The Reasoning Behind The Warning

Charles has built his case on a couple of pillars and they're both strong. First, the punch. Dubois is the harder, single-shot puncher in the fight. Anyone who watched the Joshua knockout last September has had that confirmed forever. The right hand that put AJ down at Wembley travels like a truck. Wardley has heart and a brilliant late-rounds engine, but he has been hurt in fights before. The Justis Huni fight had Wardley on the canvas. The Frazer Clarke first fight had moments that genuinely worried British boxing.

Second, the size and the leverage. Dubois at his best stands up tall and lets shots go from his hips. He is a properly old-school heavyweight. Wardley likes to crowd, smother, mix it up, and that style — when it works — works because his opponent doesn't know how to disengage and reset. Dubois has spent the last 18 months under Charles learning exactly how to disengage and reset. The Joshua fight was a master class in patience between his explosions. Charles is essentially saying: my man has been built to handle this exact kind of pressure fighter.

The Bin Man Issue Won't Die

Let's not pretend the bin-man retraction demand is going away. Charles called it out yesterday and the silence from the Wardley camp on whether they'll walk it back is, frankly, deafening. Wardley today did the smarter thing on the sparring admission — he conceded Dubois had the better of him in old gym work — but he hasn't formally retracted the line that Dubois would be working in refuse collection without boxing.

Thursday's final presser at Co-op Live, 2pm, is where this lives or dies. Charles has put a marker down. If Wardley stands up and apologises for the line publicly, the air gets cleared. If he doesn't, Charles is going to bring it up at the top table, in front of the cameras, and turn it into the moment of fight week. Brilliant fight-week management from a trainer who knows exactly how to use the press conference clock.

What The Pick Actually Is

Charles isn't an idiot. He knows what Wardley does well. The trainer's pick — and you can read it between the lines of every interview he's given this week — is Dubois inside the distance. He's not specifying a round. He's not putting a number on it. But the implied message is clear: get to him before his cardio kicks in, get the right hand off, and he'll fold.

That's the question of the fight.

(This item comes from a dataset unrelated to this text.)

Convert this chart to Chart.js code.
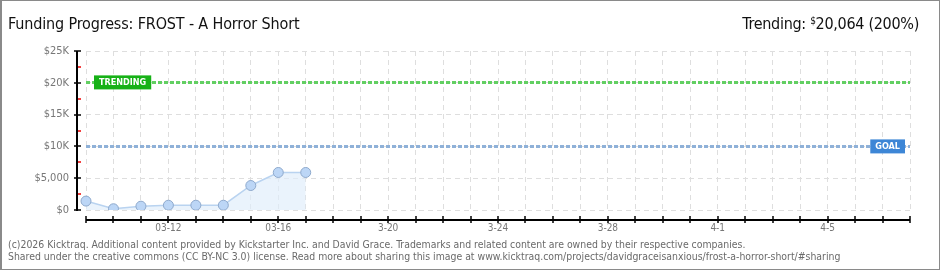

If Dubois doesn't fold Wardley by the eighth, the calculation flips. Wardley's late-rounds work has won him every meaningful fight of his career. The Frazer Clarke rematch was decided in the championship rounds. The Huni fight was won by accumulation. If this goes 10, 11, 12 — Charles' warning starts looking less prescient.

The Take

Don Charles is doing his job. Brilliant trainer. He's identified the one route to victory for his fighter — early Dubois pressure, the right hand on the chin, no opportunity for the Wardley engine to start — and he's planted the flag on it publicly so his fighter walks to the ring on Saturday night with the public expectation behind him. That's class fight-week management. The retraction demand is the cherry on top.

My pick stays with the WBO champion. Wardley by stoppage in nine. But if Charles is right and Dubois lands in the first six, this fight is a different shape. Saturday at Co-op Live is going to tell us which trainer read the room better. Either way — class management from Don.